GF: How is the practice of asset securitization transforming trade finance?

Casterman: The securitization of trade receivables is a big change in the market—particularly in the US. It offers opportunities for non-bank lenders to enter the small-business market. There are the traditional banks in the trade finance market, but there are also now alternative lenders funding small and midsize businesses [SMEs] and extending working capital to them by buying receivables. They don’t have the big balance sheets that the banks have, so they look for third parties to help fund their activity. Entities with liquidity—like asset managers, pension funds and family offices—are looking for alternative asset classes to invest in. They don’t want to fund a small business directly, but they’re happy to fund a bank or supply chain platform that is.

GF: How important are these smaller lenders in the trade finance market?

Casterman: The smaller lenders are critical because the big banks have pulled back from the SME market since the financial crisis. The US market has applied securitization to a lot of asset classes. In Europe, however, it is less common, certainly in trade finance. Technology is key here. The availability of off-the-shelf technology and cloud capabilities enables lenders to automate the securitization of trade finance invoices. The big banks used to be the only ones who could build out a securitization model. Now it’s becoming mainstream for smaller players as well. They take care of the end customer—usually a small- or mid-cap business—and they source liquidity through securitization.

GF: Why hasn’t blockchain technology had as big an effect on trade finance as expected?

Casterman: When the banks discovered blockchain several years ago, there was a lot of excitement about it. They created consortia to develop projects like we.trade, Komgo and Marco Polo, but they took the wrong approach. They tried to develop a new system rather than working with existing vendors and platforms. You need to consider the existing ecosystem because the banks aren’t going away, and corporates aren’t going away. After a few years of funding the consortia, the banks lost patience and pulled the plug.

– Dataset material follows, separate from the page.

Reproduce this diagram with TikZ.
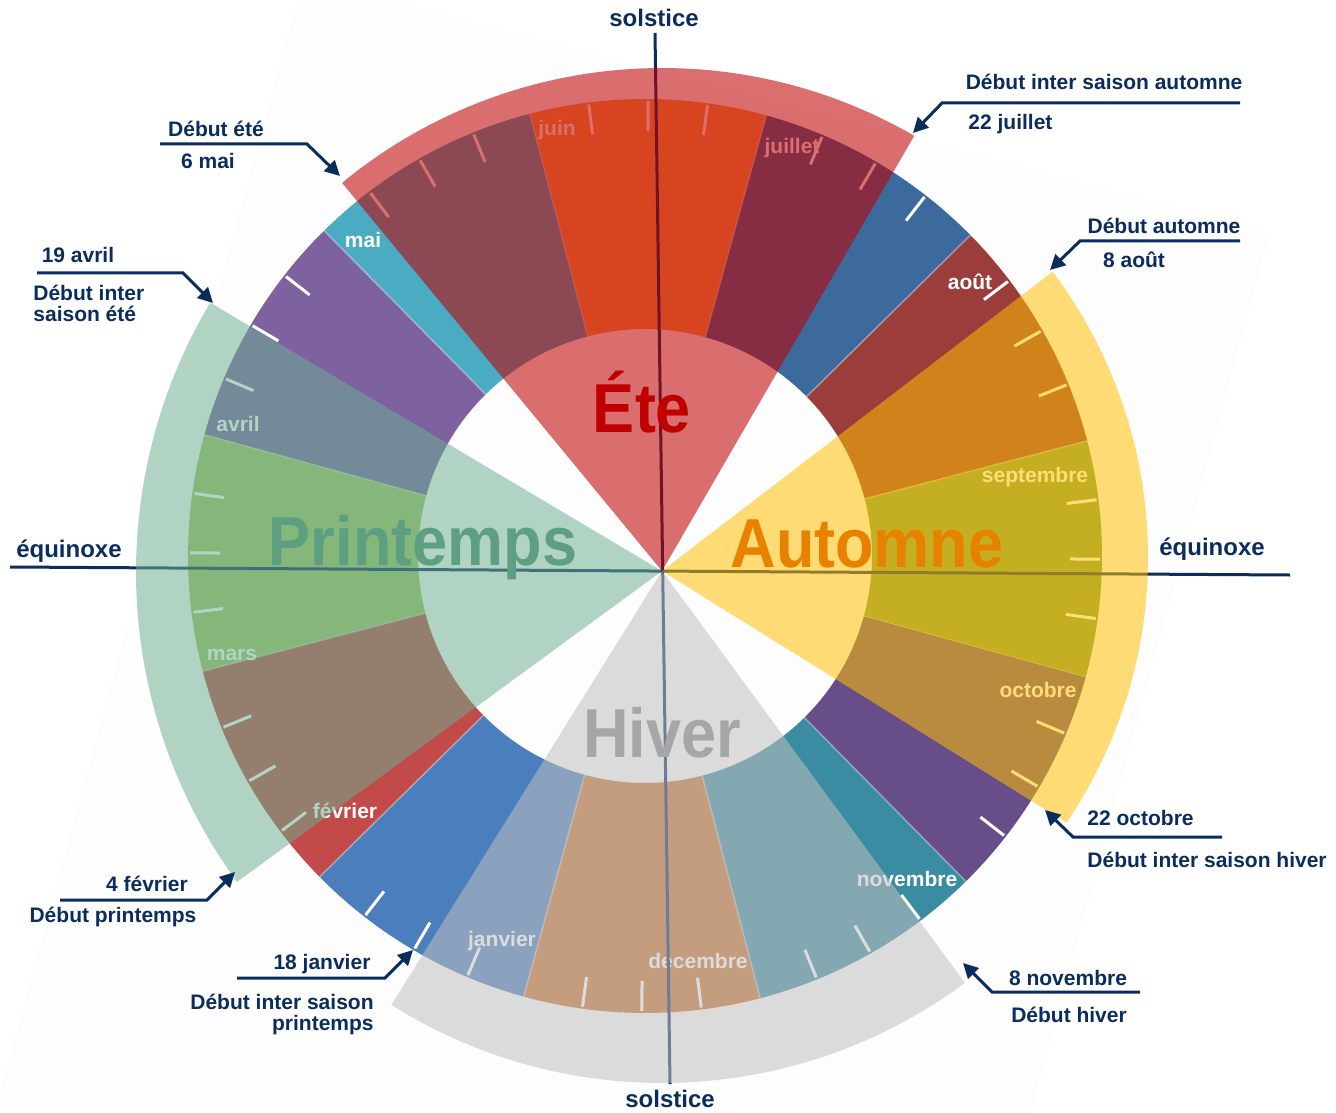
\documentclass[tikz,border=0pt]{standalone}
\usepackage{fontspec}
\setmainfont{Liberation Sans}
\usetikzlibrary{calc,arrows.meta}
\definecolor{navy}{HTML}{0B2D5E}
\definecolor{bgsq}{HTML}{FDFDFD}
\definecolor{csep}{HTML}{7F9949}
\definecolor{caou}{HTML}{9B3D3B}
\definecolor{cjul}{HTML}{3D6A9D}
\definecolor{cjun}{HTML}{F3A04A}
\definecolor{cmai}{HTML}{4AABC2}
\definecolor{cavr}{HTML}{7E62A0}
\definecolor{cmar}{HTML}{9FC060}
\definecolor{cfev}{HTML}{C24A48}
\definecolor{cjan}{HTML}{4A7EBD}
\definecolor{cdec}{HTML}{C97430}
\definecolor{cnov}{HTML}{3A8CA2}
\definecolor{coct}{HTML}{674E89}
\definecolor{wete}{HTML}{C00000}
\definecolor{wpri}{HTML}{6CAF91}
\definecolor{whiv}{HTML}{C0C0C0}
\definecolor{waut}{HTML}{FFC000}
\definecolor{tpri}{HTML}{5E9F82}
\definecolor{taut}{HTML}{E88100}
\definecolor{thiv}{HTML}{A6A6A6}
\tikzset{
  annot/.style={font=\fontsize{10.5pt}{10.5pt}\selectfont\bfseries, text=navy, inner sep=0pt},
  axlabel/.style={font=\fontsize{12pt}{12pt}\selectfont\bfseries, text=navy, inner sep=0pt},
  month/.style={font=\fontsize{10.5pt}{10.5pt}\selectfont\bfseries, text=white, inner sep=0pt},
  season/.style={font=\fontsize{31.5pt}{31.5pt}\selectfont\bfseries, inner sep=0pt, anchor=base},
  pointer/.style={draw=navy, line width=1.5pt, -{Triangle[length=7.5pt,width=7.5pt]}},
  axis/.style={draw=navy, line width=1.5pt},
  tick/.style={draw=white, line width=1.5pt},
}
\begin{document}
\begin{tikzpicture}[x=0.5pt,y=0.5pt]
\useasboundingbox (0,0) rectangle (1336,-1112);
\fill[white] (0,0) rectangle (1336,-1112);
% faint rotated backdrop
\begin{scope}
\clip (0,0) rectangle (1336,-1112);
\fill[bgsq] (303,22) -- (1270,-233) -- (929,-1488) -- (-38,-1232) -- cycle;
\end{scope}
\coordinate (O) at (645,-556);
\coordinate (A) at (662,-571);
% month ring
\foreach \a/\c in {344.6/csep,14.6/caou,44.6/cjul,74.6/cjun,104.6/cmai,134.6/cavr,164.6/cmar,194.6/cfev,224.6/cjan,254.6/cdec,284.6/cnov,314.6/coct}{
  \fill[\c] ($(O)+(\a:227)$) arc[start angle=\a, end angle=\a+30, radius=227]
     -- ($(O)+(\a+30:457)$) arc[start angle=\a+30, end angle=\a, radius=457] -- cycle;
  \draw[white, opacity=0.35, line width=0.8pt] ($(O)+(\a:227)$) -- ($(O)+(\a:457)$);
  \foreach \k in {1,2,3}{
    \draw[tick] ($(O)+(\a+7.5*\k:425)$) -- ($(O)+(\a+7.5*\k:455)$);
  }
}
% month labels
\node[month] (lsep) at (1035,-477) {septembre};
\node[month] (laou) at (970,-282) {août};
\node[month] (ljul) at (792,-148) {juillet};
\node[month] (ljun) at (557,-130) {juin};
\node[month] (lmai) at (363,-240) {mai};
\node[month] (lavr) at (238,-424) {avril};
\node[month] (lmar) at (232,-655) {mars};
\node[month] (lfev) at (345,-811) {février};
\node[month] (ljan) at (502,-941) {janvier};
\node[month] (ldec) at (698,-961) {decembre};
\node[month] (lnov) at (907,-879) {novembre};
\node[month] (loct) at (1038,-690) {octobre};
% axes
\coordinate (st) at (655,-33);
\coordinate (sb) at (670,-1084);
\coordinate (el) at (10,-567);
\coordinate (er) at (1290,-575);
\draw[axis] (st) -- (sb);
\draw[axis] (el) -- (er);
\node[axlabel] (solt) at (654,-18) {solstice};
\node[axlabel] (solb) at (670,-1099) {solstice};
\node[axlabel] (eql) at (69,-551) {équinoxe};
\node[axlabel] (eqr) at (1212,-549) {équinoxe};
% season wedges
\fill[wete, fill opacity=0.57] (A) -- ($(662,-571)+(59.9:503)$) arc[start angle=59.9, end angle=129.5, radius=503] -- cycle;
\fill[wpri, fill opacity=0.53] (A) -- ($(662,-572)+(149.2:526)$) arc[start angle=149.2, end angle=216.1, radius=526] -- cycle;
\fill[whiv, fill opacity=0.55] (A) -- ($(662,-575)+(237.8:508)$) arc[start angle=237.8, end angle=306.6, radius=508] -- cycle;
\fill[waut, fill opacity=0.54] (A) -- ($(674,-557)+(-34.1:474)$) arc[start angle=-34.1, end angle=37, radius=474] -- cycle;
% season names
\node[season, text=wete] (sete) at (642,-432) {\scalebox{1}[1.1]{Éte}};
\node[season, text=tpri] (spri) at (423,-565) {\scalebox{1}[1.1]{Printemps}};
\node[season, text=taut] (saut) at (867,-567) {\scalebox{1}[1.1]{Automne}};
\node[season, text=thiv] (shiv) at (662,-757) {\scalebox{1}[1.1]{Hiver}};
% annotations
\coordinate (p1a) at (160,-144); \coordinate (p1b) at (307,-144); \coordinate (p1c) at (340,-176);
\draw[pointer] (p1a) -- (p1b) -- (p1c);
\node[annot] (t1a) at (216,-129) {Début été};
\node[annot] (t1b) at (208,-161) {6 mai};

\coordinate (p2a) at (1240,-103); \coordinate (p2b) at (942,-103); \coordinate (p2c) at (913,-133);
\draw[pointer] (p2a) -- (p2b) -- (p2c);
\node[annot] (t2a) at (1104,-82) {Début inter saison automne};
\node[annot, anchor=west] (t2b) at (968,-124) {22 juillet};

\coordinate (p3a) at (1240,-241); \coordinate (p3b) at (1080,-241); \coordinate (p3c) at (1050,-270);
\draw[pointer] (p3a) -- (p3b) -- (p3c);
\node[annot] (t3a) at (1164,-226) {Début automne};
\node[annot] (t3b) at (1134,-260) {8 août};

\coordinate (p4a) at (37,-273); \coordinate (p4b) at (183,-273); \coordinate (p4c) at (213,-303);
\draw[pointer] (p4a) -- (p4b) -- (p4c);
\node[annot] (t4a) at (78,-255) {19 avril};
\node[annot, anchor=west] (t4b) at (33,-293) {Début inter};
\node[annot, anchor=west] (t4c) at (33,-314) {saison été};

\coordinate (p5a) at (60,-900); \coordinate (p5b) at (207,-900); \coordinate (p5c) at (235,-872);
\draw[pointer] (p5a) -- (p5b) -- (p5c);
\node[annot] (t5a) at (147,-884) {4 février};
\node[annot] (t5b) at (113,-917) {Début printemps};

\coordinate (p6a) at (237,-978); \coordinate (p6b) at (385,-978); \coordinate (p6c) at (413,-950);
\draw[pointer] (p6a) -- (p6b) -- (p6c);
\node[annot] (t6a) at (322,-964) {18 janvier};
\node[annot, anchor=east] (t6b) at (374,-1002) {Début inter saison};
\node[annot, anchor=east] (t6c) at (374,-1025) {printemps};

\coordinate (p7a) at (1140,-992); \coordinate (p7b) at (992,-992); \coordinate (p7c) at (963,-963);
\draw[pointer] (p7a) -- (p7b) -- (p7c);
\node[annot] (t7a) at (1068,-978) {8 novembre};
\node[annot] (t7b) at (1069,-1015) {Début hiver};

\coordinate (p8a) at (1222,-837); \coordinate (p8b) at (1073,-837); \coordinate (p8c) at (1045,-810);
\draw[pointer] (p8a) -- (p8b) -- (p8c);
\node[annot, anchor=west] (t8a) at (1087,-818) {22 octobre};
\node[annot, anchor=west] (t8b) at (1087,-860) {Début inter saison hiver};
\end{tikzpicture}
\end{document}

The key feature of blockchain is its traceability. You can track the lifecycle of an asset from start to finish, like Swift has done with GPI [global payments innovation] without blockchain. It is not the most important technology in trade finance. The workflow management is more important. You must consider where new technologies like blockchain can really make a difference. That’s what we’re doing with the DNI [digital negotiable instrument] initiative.

GF: With the recent SEC approval of applications to list exchange-traded funds [ETFs] that track the price of bitcoin in the US, do you expect corporate treasurers to invest more of their cash reserves in cryptocurrency?

Casterman: No, I don’t. I don’t think we’ll see a lot of companies doing what MicroStrategy does. Cryptocurrency is a difficult asset to manage. The bitcoin ETFs may be added to the existing set of investment products to consider, but I don’t think the corporate market will be buying more bitcoin on crypto exchanges.

GF: How important is security in the trade finance environment?

Casterman: Security is critical because trade flows contain highly confidential things like pricing information. You don’t store business information on the blockchain because it is stored forever. We can use it as a common registry to verify that documents are still valid, but confidential information must be removed.

The technology approach today is interoperability. Not all players operate on the same platform, but the internet is enabling a layer of interoperability. Corporates can use the platforms they want and interoperate with banks using different technologies. The technology has demonstrated it can be achieved. It’s a matter of adoption, and its ongoing work. We’re working with European authorities to create a legal framework around the notion of open finance. We have it with payments and signatures but we’re looking at how to achieve it in open finance.

GF: How is artificial intelligence being used in the trade finance industry?

Casterman: The banks were expecting some magic from blockchain, but it didn’t happen. Generative AI is where the magic will happen. With all the data that banks have on trade and payments, end users can query the system supported by AI. Its greatest value may be around compliance and fraud detection. AI can provide lenders insights about what is hard to spot. There needs to be approval of the use of AI in some institutions, but there are many vendors in the space now.

GF: Are the new alternative lenders democratizing trade finance?

Casterman: Trade finance is not just a banking business anymore. In the UK, we see a lot of non-bank lenders in the market now. It used to just be [receivables] factoring companies. Now we have platforms that can finance individual invoices. It can be risky, so they employ credit insurance at the invoice level. Trade finance is also being embedded into entities that manage B2B transactions. We’ve seen it with AliBaba. Other new solutions are coming because we need better ways to fund the SME market. The banks can be bypassed. They think the SMEs are too risky for them anyway. The banks aren’t going away from trade finance, but they are increasingly focused on their top-end clients.

GF: How do tokens and tokenization play into the trade finance market?

Casterman: The first half of this year should see the release of more investment token products. Tokenization can lower the cost of the investment process. The goal is to attract smaller investors with lower costs and higher yields. Tokens can make trade finance more accessible to a wider set of institutional and retail investors.

GF: How can new technology and new market entrants reduce the gap between supply and demand for trade finance?

Casterman: There is a growing trade finance gap that people are talking more about. With the wave of regulations that we’ve experienced since the financial crisis, the banks’ costs of due diligence on their corporate customers are higher. They are pulling back on smaller relationships because they’re losing money on them. I think technology is key to making capital more accessible to smaller businesses in a low-cost manner.

The new lenders are extending trade finance from a banking activity to a pure lending activity, and the capital markets are helping these lenders extend credit. It’s an attractive market because the yields that investors can get through alternative lenders are higher than big banks get working with their blue-chip clients. There is a real rationale for this market to grow, but we need technology and new market entrants.